I’ve been measuring my own festival carbon footprints since 2008. I was a founder board member of Julie’s Bicycle, which is entirely dedicated to carbon reduction. I’ve probably been the only promoter since 2008 to have a permanent, full time sustainability manager on the payroll in Vickie Chapman. We developed a policy in Europe in May 2019 and changed it ever so slightly to include the United States. Michael Rapino adopted that as official policy and appointed me as a member of the Green Nation board. [Sustainability is] very close to my heart, and we are pushing on it on every single front.
This is a tricky one when it comes to touring, because I think the issue is different to other prominent causes. There is the emotional side of it, the winning of hearts and minds, the carrying of the message and that is something that the artists have a great deal of power with. In my personal, and not always popular, view though, the issue of the practicalities of carbon neutrality in touring is more complicated because it requires everyone involved to take part, the artist, the venue, the suppliers and crucially the audience to truly achieve the result we need. It is a red herring to expect any given artist to one day present you with a carbon neutral tour because the only way that can be achieved is with off-setting third parties’ carbon footprint, over which they have no control, and it is debatable if this is a solution. I believe we will get there, but we will need legislation which requires each party, the artist, the suppliers, the venues, and the audience to keep their side of the street clean, then when they mesh, we will have a green tour. Until then the idea will be to do our absolute best to be better and to keep improving and making progress in the areas which we can control.
Clearly the enforced full stop we’ve been through has given a lot of organizations time to reassess priorities, and coming out of COVID, it feels as though sustainability is going to be a key focus moving forwards. The LIVE Green work feels fresh in that it’s brought together the whole UK industry under a voluntary commitment, which will sit alongside some of the longstanding initiatives already in place like Green Nation, Vision 2025, or Music Declares Emergency. There’s a lot of energy and momentum in this space currently which is exciting to see.

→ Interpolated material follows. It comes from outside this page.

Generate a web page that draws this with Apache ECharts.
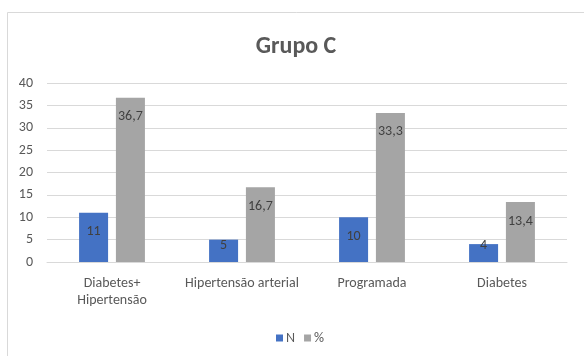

ON THE MOST IMPORTANT THING IN LIFE
It’s not one thing, it’s the friends, family, and animals in my life that I love most. Chocolate and a good bed come a close second.
My Husband Alex, met at 19 and now married 20 years, together 24 years. Does he count as a ‘thing’?
Eric van Eerdenburg
My family, quickly followed by my job of course! Suzi Green: Food! And community.Ok, that’s two things, but somehow the two go together so well. Touring is such an amazing way to see the world and those elusive nights off with time to go and eat locally with a bunch of great people are some of my best memories aside from the shows.
What I love the most is my wife, without her love and support nothing would be possible, But I have to mention also the kids, my parents, the dogs and the cat: the family.
Three things: Family, Tantra, Kitesurfing.